Even though it wasn’t as prominent, I also really liked hearing Natasha’s story and how, at the end of the film, she is ready to let the world see who she really is. No more secrets.
This is why I loved the different portrayals of trust with the friendships between Fury and Pierce and Steve and Bucky. Another thing I enjoyed was the scene where Natasha asks Steve if he would trust her to save him, if it wasn’t him saving her twice in a row, and he said I’d trust you now. Steve was honest that he had his doubts about trusting her, but overtime she earned his. It’s such a tiny scene of how important trust is in a relationship and that was pretty powerful. 🙂
Why on earth would Steve Rogers expect Nick Fury to tell him everything? How naïve was he? Nick Fury was head of SHIELD, a spy organization. He was a spymaster. Steve was under his authority. Fury was Steve’s BOSS. Was Steve aware of any of this? How stupid was he?

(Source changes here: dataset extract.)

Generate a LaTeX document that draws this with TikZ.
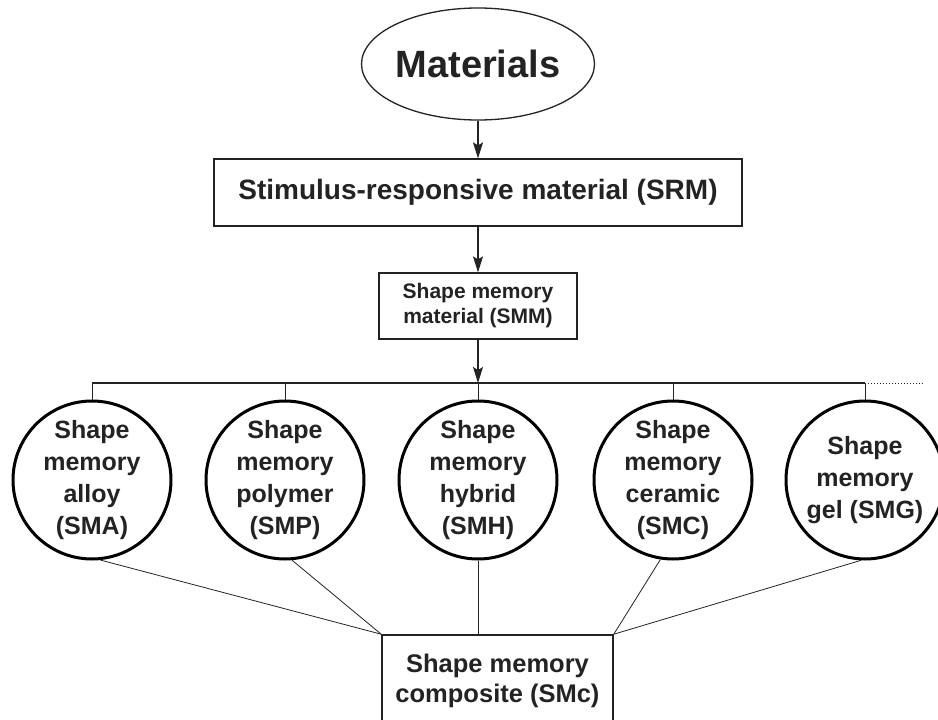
\documentclass[tikz,border=0pt]{standalone}
\usepackage{fontspec}
\setmainfont{Liberation Sans}
\usetikzlibrary{shapes.geometric}
\usetikzlibrary{arrows.meta}

\definecolor{ink}{RGB}{35,35,35}

\begin{document}
\begin{tikzpicture}[x=1pt,y=-1pt,
  every node/.style={text=ink, font=\bfseries},
  flowbox/.style={draw=ink, line width=1.2pt, rectangle, inner sep=0pt, align=center},
  memcircle/.style={draw=black, line width=3pt, circle, minimum size=158pt, inner sep=-12pt,
    align=center, font=\bfseries\fontsize{25}{31.7}\selectfont},
  link/.style={draw=ink, line width=0.8pt},
  flow/.style={draw=ink, line width=1.2pt, -{Stealth[length=16pt,width=10pt,inset=3pt]}}]

  \path[use as bounding box, fill=white] (0,0) rectangle (938,720);

  % top of the tree
  \node[ellipse, draw=ink, line width=1.3pt, minimum width=204pt, minimum height=112pt,
    inner sep=0pt, font=\bfseries\fontsize{38}{44}\selectfont] (materials) at (478,64) {Materials};
  \node[flowbox, minimum width=528pt, minimum height=67pt,
    font=\bfseries\fontsize{28}{32}\selectfont] (srm) at (478,192.5) {Stimulus-responsive material (SRM)};
  \node[flowbox, minimum width=198pt, minimum height=66pt,
    font=\bfseries\fontsize{21}{25}\selectfont] (smm) at (478,306) {Shape memory\\material (SMM)};

  \draw[flow] (materials.south) -- (materials.south |- srm.north);
  \draw[flow] (srm.south) -- (smm.north);

  % the five kinds
  \foreach \nm/\cx/\txt in {alloy/92/{Shape\\memory\\alloy\\(SMA)},
      polymer/285/{Shape\\memory\\polymer\\(SMP)},
      hybrid/478/{Shape\\memory\\hybrid\\(SMH)},
      ceramic/673/{Shape\\memory\\ceramic\\(SMC)},
      gel/865/{Shape\\memory\\gel (SMG)}}
    \node[memcircle] (\nm) at (\cx,480) {\txt};

  \coordinate (bus) at (478,383);
  \coordinate (busend) at (923,383);
  \draw[flow] (smm.south) -- (bus);
  \draw[draw=ink, line width=1.2pt] (alloy.north |- bus) -- (gel.north |- bus);
  \draw[draw=ink, line width=1pt, dotted] (gel.north |- bus) -- (busend);
  \foreach \nm in {alloy,polymer,hybrid,ceramic,gel}
    \draw[link] (\nm.north |- bus) -- (\nm.north);

  % composite
  \node[flowbox, line width=1.6pt, minimum width=231pt, minimum height=92pt,
    font=\bfseries\fontsize{25.5}{30}\selectfont] (composite) at (497.5,681) {Shape memory\\composite (SMc)};

  \draw[link] (alloy.-84) -- (composite.north west);
  \draw[link] (polymer.-85) -- (composite.north west);
  \draw[link] (hybrid.south) -- (hybrid.south |- composite.north);
  \draw[link] (ceramic.-99) -- (composite.north east);
  \draw[link] (gel.-93) -- (composite.north east);

\end{tikzpicture}
\end{document}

I don’t trust people the way Steve Rogers does. And I never will. I like the guy, but I don’t want to spend my life being that naïve.
I certainly like what Captain America represents, but I do agree that blindly trusting people to the point of naivete isn’t how I’d go about giving my trust to people either. It’s easier to manipulate people who trust so easily. You have to be a bit more discerning when it comes to trusting other people, which is why I also understand Nick Fury being more cautious around who he gives his trust to. Either way, I thought the themes explored in the movie were worth thinking about.
I never really saw Fury’s relationship with Pierce as “friendship” . . . especially since Pierce was basically his boss . . . in the espionage business. Just as Fury was Steve’s boss. And despite Fury’s talent for manipulation, he did not begin his working relationship with Steve with a major deception, as Pierce did with him. Also, one has to remember that Steve and Bucky are childhood friends. The nature of their relationship is a different kettle of fish. I find it difficult to easily compare their relationship with that of Fury and Pierce. There are too many different aspects to consider before making such an easy comparison.
And while it is great to find someone with whom you can trust, it’s also very rare. And putting one’s complete trust in someone else is a little bit dangerous. It’s safer to always be a little wary and not so naïve.